Surprising no one this book is filled entirely with speculation presented as fact, and fact treated as merely an inconvenience. We are entering the realm of pseudohistory and any attempt to wring out "facts" is bound to be confusing. Gavin Menzies is a former naval officer whose previous books (
1421 and
1434) revealed how a culture (China)'s forgotten naval past was responsible for discovering America and stimulated the Italian Renaissance. Looking back even further he found another culture who's pattern in no way resembles the one in his previous book. The Atlanteans (Minoans)' forgotten naval past was responsible for discovering America and stimulated civilization throughout Europe. Amazing.
So his unfounded assertions are these:
1. The Atlanteans were really Minoans.
2. They not only discovered America but ran a major copper mine in Lake Superior.
3. They built Stonehenge and every other stone circle in Europe, but never on their own soil.
His evidence for such earth-shattering conclusions is:
1. The Minoans used copper of 99% purity. Only in Lake Superior is a copper mine of this purity known.
2. That's it.
3. No really, that's it. There is nothing else.
Aside from the fact that I question his basic assertion on that copper thing, proving that the Minoans did any of these things requires finding archaeological finds of a recognizably Minoan type in at least some of the sites in question. In fact, the evidence from all of these sites is that they were built by their own indigenous cultures. Stonehenge is built in the same basic manner as dozens of wooden henges scattered throughout Britain, including the numerous ones built on the same spot centuries earlier. There are other similar monuments scattered throughout Europe. It does not require the Minoans to explain that. Especially since he considers them a naval people and Stonehenge is located thirty miles inland. Many of the others are located even further from the sea. The equation of the Minoans with the Atlanteans is hardly a new idea.
Unearthing Atlantis made the same assertion in a much more realistic and speculative manner.

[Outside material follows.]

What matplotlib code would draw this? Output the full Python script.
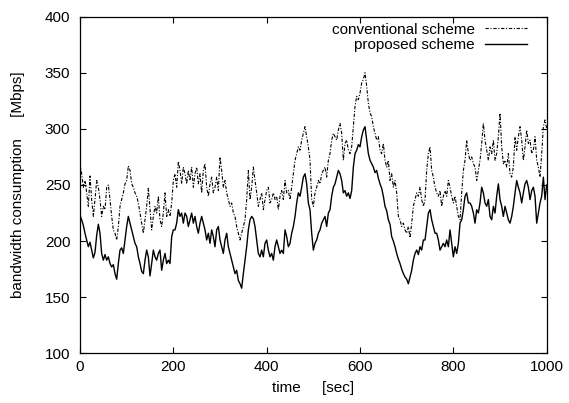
import matplotlib
matplotlib.use("Agg")
import matplotlib.pyplot as plt
import numpy as np

plt.rcParams['font.family'] = ['Liberation Sans', 'DejaVu Sans']

# readings taken every 1000/280 sec, from 0 to 1000 sec
PROPOSED = [
    # 0 - 243 sec
    223, 219, 214, 207, 201, 195, 199, 192, 185, 190, 205, 215, 207, 189, 183, 188, 183, 186, 180, 177,
    179, 171, 166, 180, 192, 194, 189, 201, 213, 222, 216, 210, 204, 198, 195, 186, 180, 173, 171, 183,
    192, 186, 169, 180, 192, 186, 183, 189, 192, 174, 183, 189, 180, 183, 180, 204, 210, 210, 216, 228,
    222, 225, 216, 225, 222, 213, 219, 225, 216,
    # 246 - 489 sec
    222, 213, 207, 216, 222, 216, 210, 201, 207, 198, 210, 204, 195, 210, 213, 201, 195, 189, 201, 207,
    195, 189, 183, 177, 171, 174, 165, 162, 158, 171, 183, 195, 210, 219, 222, 220, 213, 201, 189, 186,
    192, 186, 198, 201, 192, 186, 189, 183, 195, 201, 195, 189, 192, 189, 210, 204, 195, 198, 207, 213,
    222, 234, 243, 240, 248, 257, 260, 251, 234,
    # 493 - 736 sec
    228, 207, 192, 198, 201, 207, 210, 216, 219, 222, 213, 225, 228, 240, 248, 251, 257, 263, 260, 254,
    243, 245, 240, 243, 238, 245, 266, 278, 281, 286, 284, 293, 299, 302, 290, 278, 272, 269, 266, 261,
    263, 256, 251, 247, 240, 231, 227, 219, 215, 204, 200, 195, 189, 184, 180, 175, 171, 168, 166, 162,
    168, 174, 183, 189, 192, 188, 195, 192, 201,
    # 739 - 1000 sec
    201, 213, 225, 228, 219, 213, 207, 207, 201, 192, 195, 198, 195, 201, 195, 210, 198, 186, 195, 189,
    198, 216, 219, 228, 240, 243, 234, 234, 231, 225, 216, 228, 225, 234, 248, 243, 234, 231, 237, 222,
    219, 231, 225, 240, 251, 237, 231, 222, 231, 225, 219, 216, 222, 231, 243, 254, 248, 243, 234, 243,
    251, 254, 248, 237, 245, 248, 240, 216, 225, 234, 240, 257, 237, 250,
]

CONVENTIONAL = [
    # 0 - 243 sec
    269, 260, 248, 254, 243, 231, 258, 237, 222, 237, 254, 248, 237, 222, 231, 228, 248, 250, 237, 222,
    210, 207, 201, 213, 231, 237, 243, 251, 254, 267, 263, 251, 248, 243, 240, 234, 225, 216, 207, 219,
    231, 247, 228, 210, 222, 231, 225, 240, 219, 213, 225, 243, 222, 228, 222, 234, 254, 260, 248, 271,
    263, 251, 266, 260, 251, 263, 254, 266, 248,
    # 246 - 489 sec
    260, 266, 251, 260, 243, 263, 269, 248, 240, 251, 257, 243, 248, 257, 245, 275, 263, 248, 254, 243,
    237, 231, 234, 225, 222, 213, 207, 201, 207, 213, 219, 237, 263, 237, 248, 266, 254, 243, 231, 237,
    243, 228, 237, 245, 248, 234, 237, 243, 237, 240, 228, 240, 245, 237, 254, 243, 245, 237, 248, 260,
    272, 278, 284, 281, 290, 296, 302, 293, 284,
    # 493 - 736 sec
    272, 237, 231, 243, 248, 254, 251, 260, 263, 266, 257, 272, 278, 290, 296, 293, 290, 299, 305, 296,
    272, 287, 290, 281, 278, 284, 302, 320, 329, 326, 332, 341, 344, 350, 338, 323, 314, 311, 302, 296,
    290, 293, 281, 278, 287, 272, 266, 272, 254, 260, 248, 254, 243, 222, 219, 213, 216, 210, 207, 213,
    203, 216, 231, 237, 243, 240, 248, 237, 231,
    # 739 - 1000 sec
    237, 263, 278, 284, 263, 257, 248, 243, 240, 245, 231, 240, 245, 240, 254, 248, 240, 234, 240, 231,
    222, 219, 243, 263, 272, 290, 278, 272, 275, 269, 266, 254, 263, 272, 287, 305, 290, 281, 272, 284,
    278, 290, 272, 278, 293, 314, 284, 269, 272, 266, 278, 260, 257, 266, 293, 281, 293, 302, 290, 272,
    284, 299, 287, 290, 278, 281, 293, 272, 266, 257, 278, 302, 308, 300,
]

TIME = np.linspace(0, 1000, len(PROPOSED))

fig = plt.figure(figsize=(5.69, 4.03), dpi=100)
ax = fig.add_axes([0.1406, 0.1233, 0.8202, 0.8353])

ax.plot(TIME, CONVENTIONAL, color='k', linewidth=0.8,
        linestyle=(0, (3, 1.5, 1, 1.5)), label='conventional scheme')
ax.plot(TIME, PROPOSED, color='k', linewidth=1.0, label='proposed scheme')

ax.set_xlim(0, 1000)
ax.set_ylim(100, 400)
ax.set_xticks(np.arange(0, 1001, 200))
ax.set_yticks(np.arange(100, 401, 50))
ax.tick_params(direction='in', length=4, width=0.8, labelsize=11, top=True, right=True)
ax.tick_params(axis='y', pad=7)
ax.tick_params(axis='x', pad=5)
for s in ax.spines.values():
    s.set_linewidth(0.9)

ax.set_xlabel('time     [sec]', fontsize=11, labelpad=5)
ax.set_ylabel('bandwidth consumption     [Mbps]', fontsize=11, labelpad=14)

ax.legend(loc='upper right', bbox_to_anchor=(0.971, 1.0), frameon=False,
          markerfirst=False, fontsize=11, handlelength=2.75, handletextpad=0.65,
          labelspacing=0.1, borderaxespad=0)

fig.savefig('out.png', dpi=100)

The Lake Superior copper thing is the most extreme of his beliefs. It may come as a surprise to an ex-naval officer but facts do have to be backed up. Finding a source of copper that matches the purity of copper implements does no more than suggest a possibility. When the possibility requires activity far beyond the capabilities of a Mediterranean Bronze Age civilization it becomes an impossibility. The Minoans existed on a few islands in the Mediterranean. They didn't have the human or financial resources necessary to create the massive fleet and permanent outposts that he describes, nor did they have a reason to do so. If one has to choose between a copper mine of reasonable purity only a few hundred miles away (in Turkey for example, where we know they existed), or one on the other side of the globe then which one would you expect them to choose? And how were they supposed to have known such a mine existed anyway? They would have to have had a colony there to begin with. It just doesn't make sense.

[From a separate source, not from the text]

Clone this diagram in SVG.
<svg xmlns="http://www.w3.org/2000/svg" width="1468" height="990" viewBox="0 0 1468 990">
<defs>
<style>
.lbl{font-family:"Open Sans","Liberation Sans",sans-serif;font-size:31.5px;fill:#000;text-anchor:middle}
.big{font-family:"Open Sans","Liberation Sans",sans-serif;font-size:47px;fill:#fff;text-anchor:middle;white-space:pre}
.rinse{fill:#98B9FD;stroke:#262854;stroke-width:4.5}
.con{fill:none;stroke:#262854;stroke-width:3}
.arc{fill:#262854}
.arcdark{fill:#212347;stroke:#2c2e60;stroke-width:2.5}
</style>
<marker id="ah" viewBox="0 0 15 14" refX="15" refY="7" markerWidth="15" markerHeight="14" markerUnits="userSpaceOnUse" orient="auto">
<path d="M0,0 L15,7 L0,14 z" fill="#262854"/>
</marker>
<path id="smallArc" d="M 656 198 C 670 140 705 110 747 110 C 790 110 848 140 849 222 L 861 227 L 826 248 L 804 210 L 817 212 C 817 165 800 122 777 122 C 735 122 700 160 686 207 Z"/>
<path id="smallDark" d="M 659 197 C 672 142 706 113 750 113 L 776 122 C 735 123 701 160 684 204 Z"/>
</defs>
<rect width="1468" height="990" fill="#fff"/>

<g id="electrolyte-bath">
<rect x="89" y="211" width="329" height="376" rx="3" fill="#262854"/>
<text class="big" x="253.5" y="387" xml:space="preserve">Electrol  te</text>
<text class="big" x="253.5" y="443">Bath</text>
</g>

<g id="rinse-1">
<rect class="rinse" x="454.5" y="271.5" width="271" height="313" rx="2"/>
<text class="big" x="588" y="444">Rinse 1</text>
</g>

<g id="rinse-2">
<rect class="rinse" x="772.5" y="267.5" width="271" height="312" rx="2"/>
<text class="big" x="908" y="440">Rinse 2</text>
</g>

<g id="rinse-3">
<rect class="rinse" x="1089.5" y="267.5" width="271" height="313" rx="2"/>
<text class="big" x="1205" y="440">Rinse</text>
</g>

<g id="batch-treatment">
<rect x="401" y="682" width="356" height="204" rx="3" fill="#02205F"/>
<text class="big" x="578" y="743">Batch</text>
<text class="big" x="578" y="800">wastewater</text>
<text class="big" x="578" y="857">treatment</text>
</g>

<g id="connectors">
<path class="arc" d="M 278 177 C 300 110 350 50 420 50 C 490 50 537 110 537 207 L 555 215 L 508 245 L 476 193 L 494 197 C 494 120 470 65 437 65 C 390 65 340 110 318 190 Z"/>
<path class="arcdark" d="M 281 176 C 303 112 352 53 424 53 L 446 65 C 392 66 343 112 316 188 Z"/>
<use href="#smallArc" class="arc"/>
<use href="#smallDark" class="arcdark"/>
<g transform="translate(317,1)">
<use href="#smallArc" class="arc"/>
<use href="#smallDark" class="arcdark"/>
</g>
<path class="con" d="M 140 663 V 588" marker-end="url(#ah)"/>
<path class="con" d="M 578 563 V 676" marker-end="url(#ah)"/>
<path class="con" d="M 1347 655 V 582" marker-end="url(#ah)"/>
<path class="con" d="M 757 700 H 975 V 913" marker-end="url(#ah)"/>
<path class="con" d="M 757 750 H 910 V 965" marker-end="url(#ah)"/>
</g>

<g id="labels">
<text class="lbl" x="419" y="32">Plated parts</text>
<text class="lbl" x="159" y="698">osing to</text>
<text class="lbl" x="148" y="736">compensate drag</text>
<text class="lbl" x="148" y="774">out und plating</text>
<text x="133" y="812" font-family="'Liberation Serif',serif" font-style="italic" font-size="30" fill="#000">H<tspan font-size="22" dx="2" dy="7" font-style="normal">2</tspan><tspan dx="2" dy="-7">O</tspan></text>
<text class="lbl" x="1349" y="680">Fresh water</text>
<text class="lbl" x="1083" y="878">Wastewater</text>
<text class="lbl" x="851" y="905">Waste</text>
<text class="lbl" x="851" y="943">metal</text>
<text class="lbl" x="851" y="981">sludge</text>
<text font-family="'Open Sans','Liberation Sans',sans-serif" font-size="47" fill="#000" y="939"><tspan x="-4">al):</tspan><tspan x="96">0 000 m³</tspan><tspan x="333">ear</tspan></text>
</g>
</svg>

Other techniques for proving his thesis include sailing around looking for landmarks from paintings. This at least sounds like a fun activity (especially for a naval man), but it just won't wash. He's searching for the main naval base, the 'Admiralty House', that he assumes existed. He assumes it existed because "without doubt the Minoan's military strength came from their navy." Since nothing is really known for sure about the Minoan military (there are no translated written sources) such an assertion is just an assumption. Certainly there's nothing surviving in their artwork to indicate the scale or organization of their forces or even whether they had a standing navy or simply commandeered merchant ships when needed. More to the point for his search, when Thera erupted it irrevocably changed the shape of the island. Half of it is now under water and the city itself is buried under hundreds of feet of ash that now forms part of the land and has changed the coastline of the remaining section of the island. So he's searching for a naval base that would be buried under hundreds of feet of earth in a landscape that has changed unrecognizably since the Minoans left it. Good luck with that.

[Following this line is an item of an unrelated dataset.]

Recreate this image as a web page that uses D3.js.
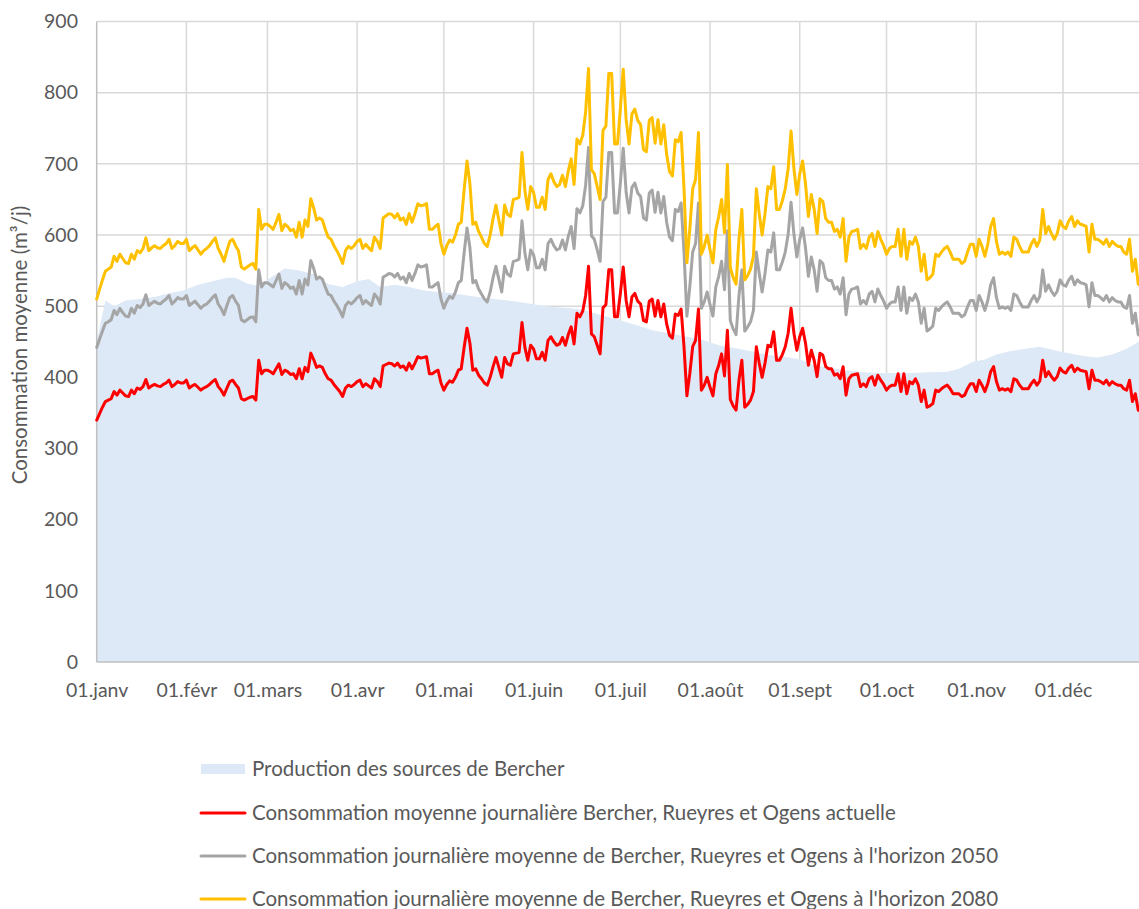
<!DOCTYPE html>
<html>
<head>
<meta charset="utf-8">
<script src="https://cdn.jsdelivr.net/npm/d3@7"></script>
<style>
  html, body { margin: 0; padding: 0; background: #ffffff; }
  svg { display: block; }
  text { font-family: Lato, "Open Sans", sans-serif; fill: #595959; }
</style>
</head>
<body>
<svg id="chart" width="1139" height="909"></svg>
<script>
// ---------- DATA ----------
const monthLabels = ["01.janv","01.févr","01.mars","01.avr","01.mai","01.juin","01.juil","01.août","01.sept","01.oct","01.nov","01.déc"];
const yTickValues = [0,100,200,300,400,500,600,700,800,900];
const yTitle = "Consommation moyenne (m³/j)";

const seriesNames = [
  "Production des sources de Bercher",
  "Consommation moyenne journalière Bercher, Rueyres et Ogens actuelle",
  "Consommation journalière moyenne de Bercher, Rueyres et Ogens à l'horizon 2050",
  "Consommation journalière moyenne de Bercher, Rueyres et Ogens à l'horizon 2080"
];

// daily values from 1 January (day 0)
const current = [
340,349,358,366,368,370,380,375,382,378,
374,373,382,377,385,383,387,397,385,388,
390,388,387,390,392,396,387,390,394,392,
392,396,385,388,390,386,382,385,387,390,
394,397,387,382,375,385,394,396,390,385,
370,368,370,372,373,368,424,405,410,410,
408,405,412,419,404,410,408,404,405,398,
412,398,414,408,434,425,414,416,414,405,
398,396,390,385,380,373,385,389,387,390,
394,396,387,391,388,385,398,394,387,416,
418,420,419,416,420,414,416,410,420,412,
420,429,427,428,429,405,405,408,410,392,
382,390,395,393,400,410,412,442,469,448,
410,412,403,398,392,389,400,415,428,414,
400,428,419,417,433,434,435,477,442,424,
445,440,426,426,435,424,452,457,450,445,
447,456,445,460,471,447,490,485,493,515,
556,461,457,445,433,498,502,551,551,485,
485,518,555,508,485,513,518,507,503,480,
478,507,510,486,508,485,503,475,459,455,
489,487,496,443,374,405,443,452,496,382,
389,400,386,374,405,417,433,402,466,369,
360,354,396,424,358,362,368,380,443,420,
400,420,445,443,464,424,424,432,443,462,
497,462,438,457,469,448,417,438,424,401,
434,431,415,412,412,403,405,398,415,375,
398,403,404,405,387,391,387,398,401,389,
403,396,390,382,387,389,389,405,380,405,
377,394,391,398,389,366,382,358,360,363,
382,380,384,387,389,384,377,377,377,373,
375,384,391,391,380,396,389,380,391,408,
415,394,382,384,382,384,380,398,396,389,
384,384,384,391,396,389,395,424,401,408,
401,396,401,413,408,406,413,417,408,413,
410,409,408,384,410,396,396,394,391,396,
389,394,391,389,389,384,382,396,366,377,
354,352];

const horizon2050 = [
442,454,465,476,478,481,494,488,497,491,
486,485,497,490,501,498,503,516,501,504,
507,504,503,507,510,515,503,507,512,510,
510,515,501,504,507,502,497,501,503,507,
512,516,503,497,488,501,512,515,507,501,
481,478,481,484,485,478,551,527,533,533,
530,527,536,545,525,533,530,525,527,517,
536,517,538,530,564,553,538,541,538,527,
517,515,507,501,494,485,501,506,503,507,
512,515,503,508,504,501,517,512,503,541,
543,546,545,541,546,538,541,533,546,536,
546,558,555,556,558,527,527,530,533,510,
497,507,514,511,520,533,536,575,610,582,
533,536,524,517,510,506,520,540,556,538,
520,556,545,542,563,564,566,620,575,551,
579,572,554,554,566,551,588,594,585,579,
581,593,579,598,612,581,637,631,641,670,
723,599,594,579,563,647,653,716,716,631,
631,673,722,660,631,667,673,659,654,624,
621,659,663,632,660,631,654,618,597,592,
636,633,645,576,486,527,576,588,645,497,
506,520,502,486,527,542,563,523,606,480,
468,460,515,551,465,471,478,494,576,546,
520,546,579,576,603,551,551,562,576,601,
646,601,569,594,610,582,542,569,551,521,
564,560,540,536,536,524,527,517,540,488,
517,524,525,527,503,508,503,517,521,506,
524,515,507,497,503,506,506,527,494,527,
490,512,508,517,506,476,497,465,468,472,
497,494,499,503,506,499,490,490,490,485,
488,499,508,508,494,515,506,494,508,530,
540,512,497,499,497,499,494,517,515,506,
499,499,499,508,515,506,514,551,521,530,
521,515,521,537,530,528,537,542,530,537,
533,532,530,499,533,515,515,512,508,515,
506,512,508,506,506,499,497,515,476,490,
460,458];

const horizon2080 = [
510,524,537,549,552,555,570,563,573,567,
561,560,573,566,578,575,581,596,578,582,
585,582,581,585,588,594,581,585,591,588,
588,594,578,582,585,579,573,578,581,585,
591,596,581,573,563,578,591,594,585,578,
555,552,555,558,560,552,636,608,615,615,
612,608,618,629,606,615,612,606,608,597,
618,597,621,612,651,638,621,624,621,608,
597,594,585,578,570,560,578,584,581,585,
591,594,581,587,582,578,597,591,581,624,
627,630,629,624,630,621,624,615,630,618,
630,644,641,642,644,608,608,612,615,588,
573,585,593,590,600,615,618,663,704,672,
615,618,605,597,588,584,600,623,642,621,
600,642,629,626,650,651,653,716,663,636,
668,660,639,639,653,636,678,686,675,668,
671,684,668,690,707,671,735,728,740,773,
834,692,686,668,650,747,753,827,827,728,
728,777,833,762,728,770,777,761,755,720,
717,761,765,729,762,728,755,713,689,683,
734,731,744,665,561,608,665,678,744,573,
584,600,579,561,608,626,650,603,699,554,
540,531,594,636,537,543,552,570,665,630,
600,630,668,665,696,636,636,648,665,693,
746,693,657,686,704,672,626,657,636,602,
651,647,623,618,618,605,608,597,623,563,
597,605,606,608,581,587,581,597,602,584,
605,594,585,573,581,584,584,608,570,608,
566,591,587,597,584,549,573,537,540,545,
573,570,576,581,584,576,566,566,566,560,
563,576,587,587,570,594,584,570,587,612,
623,591,573,576,573,576,570,597,594,584,
576,576,576,587,594,584,593,636,602,612,
602,594,602,620,612,609,620,626,612,620,
615,614,612,576,615,594,594,591,587,594,
584,591,587,584,584,576,573,594,549,566,
531,528];

// production (area): day of year and value
const productionDays = [0,3,6,10,15,20,25,30,35,40,45,48,52,56,60,65,70,75,80,85,90,94,98,103,108,113,118,123,130,135,140,146,152,158,164,169,175,181,187,192,198,204,210,215,221,227,233,238,243,248,254,259,265,271,277,282,288,294,298,303,307,311,316,321,326,331,336,341,346,351,356,361];
const production     = [450,508,500,508,510,513,518,522,530,535,540,540,532,528,540,553,550,545,531,527,535,538,527,530,527,522,520,518,514,511,509,506,502,499,497,494,487,480,473,466,462,457,452,445,441,436,431,429,425,417,413,410,407,406,406,406,407,408,412,422,425,432,437,440,443,438,434,430,428,432,440,452];

// ---------- CHART ----------
const svg = d3.select("#chart");
const dayToDate = d => new Date(Date.UTC(2019, 0, 1 + d));
const FONT = "Lato, 'Open Sans', sans-serif";

const x = d3.scaleUtc()
  .domain([dayToDate(0), dayToDate(334)])
  .range([96.7, 1063]);
const y = d3.scaleLinear().domain([0, 900]).range([662, 21.5]);

const monthTicks = d3.utcMonths(dayToDate(0), dayToDate(335));

// gridlines
const grid = svg.append("g");
grid.selectAll("line.h").data(yTickValues.filter(v => v > 0)).join("line")
  .attr("x1", x(dayToDate(0))).attr("x2", 1139)
  .attr("y1", d => y(d)).attr("y2", d => y(d))
  .attr("stroke", "#d9d9d9").attr("stroke-width", 1.5);
grid.selectAll("line.v").data(monthTicks.slice(1)).join("line")
  .attr("x1", d => x(d)).attr("x2", d => x(d))
  .attr("y1", y(900)).attr("y2", y(0))
  .attr("stroke", "#d9d9d9").attr("stroke-width", 1.5);

// area
const prodData = productionDays.map((d, i) => ({ date: dayToDate(d), v: production[i] }));
svg.append("path")
  .datum(prodData)
  .attr("fill", "#dde9f6")
  .attr("d", d3.area().x(d => x(d.date)).y0(y(0)).y1(d => y(d.v)));

// axes lines
svg.append("line").attr("x1", x(dayToDate(0))).attr("x2", x(dayToDate(0)))
  .attr("y1", y(900)).attr("y2", y(0)).attr("stroke", "#bfbfbf").attr("stroke-width", 1.5);
svg.append("line").attr("x1", x(dayToDate(0))).attr("x2", 1139)
  .attr("y1", y(0)).attr("y2", y(0)).attr("stroke", "#bfbfbf").attr("stroke-width", 1.5);

// lines
const lineGen = d3.line().x((d, i) => x(dayToDate(i))).y(d => y(d));
const lineSeries = [
  { values: current, color: "#ff0000" },
  { values: horizon2050, color: "#a5a5a5" },
  { values: horizon2080, color: "#ffc000" }
];
svg.append("g").selectAll("path").data(lineSeries).join("path")
  .attr("fill", "none")
  .attr("stroke", d => d.color)
  .attr("stroke-width", 3)
  .attr("stroke-linejoin", "round")
  .attr("stroke-linecap", "round")
  .attr("d", d => lineGen(d.values));

// y axis labels
const yAxis = svg.append("g")
  .attr("transform", "translate(78,0)")
  .call(d3.axisLeft(y).tickValues(yTickValues).tickSize(0).tickPadding(0));
yAxis.select(".domain").remove();
yAxis.selectAll("text").attr("font-size", 19.5).attr("fill", "#595959")
  .style("font-family", FONT);

// x axis labels
const xAxis = svg.append("g")
  .attr("transform", "translate(0," + y(0) + ")")
  .call(d3.axisBottom(x).tickValues(monthTicks).tickSize(0).tickPadding(0)
    .tickFormat((d, i) => monthLabels[i]));
xAxis.select(".domain").remove();
xAxis.selectAll("text").attr("font-size", 19.5).attr("fill", "#595959")
  .attr("y", 35).attr("dy", 0)
  .style("font-family", FONT);

// y title
svg.append("text")
  .attr("transform", "translate(27,345) rotate(-90)")
  .attr("text-anchor", "middle")
  .attr("font-size", 20.5)
  .text(yTitle);

// legend
const legend = svg.append("g");
const legendItems = [
  { name: seriesNames[0], type: "area", color: "#dde9f6" },
  { name: seriesNames[1], type: "line", color: "#ff0000" },
  { name: seriesNames[2], type: "line", color: "#a5a5a5" },
  { name: seriesNames[3], type: "line", color: "#ffc000" }
];
const legendY = [769, 813, 856, 899];
legendItems.forEach((it, i) => {
  const g = legend.append("g").attr("transform", "translate(0," + legendY[i] + ")");
  if (it.type === "area") {
    g.append("rect").attr("x", 201).attr("y", -5).attr("width", 44).attr("height", 10).attr("fill", it.color);
  } else {
    g.append("line").attr("x1", 201).attr("x2", 245).attr("y1", 0).attr("y2", 0)
      .attr("stroke", it.color).attr("stroke-width", 3).attr("stroke-linecap", "round");
  }
  g.append("text").attr("x", 252).attr("y", 0).attr("dy", "0.35em")
    .attr("font-size", 20.5).text(it.name);
});
</script>
</body>
</html>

But even he recognizes that Santorini can't account for all of Atlantis. So he posits that Plato's Atlantis is actually composed of three separate places:
1. "Atlantis' metropolis was really Santorini"
2. "The island in the Atlantic as big as Libya and Egypt was in fact America."
3. "Atlantis' manufacturing base and breadbasket was Crete."
So after thousands of years of entirely oral transmission these places were conflated into one. Again, no evidence. Just Plato's description (and possibly invention) of a prehistoric civilization for the purposes of a story on ethics, which has been taken way way too seriously by so many people over the centuries. Atlantis is an attractive myth, so there are always going to be people trying to locate it. But the fact that none of them agree with each other should tell you something. So I'm ending this review by repeating his last words: "Most important of all - what do you think?" If you read this book make sure you do your own thinking, because the reasoning here is extremely sub-par.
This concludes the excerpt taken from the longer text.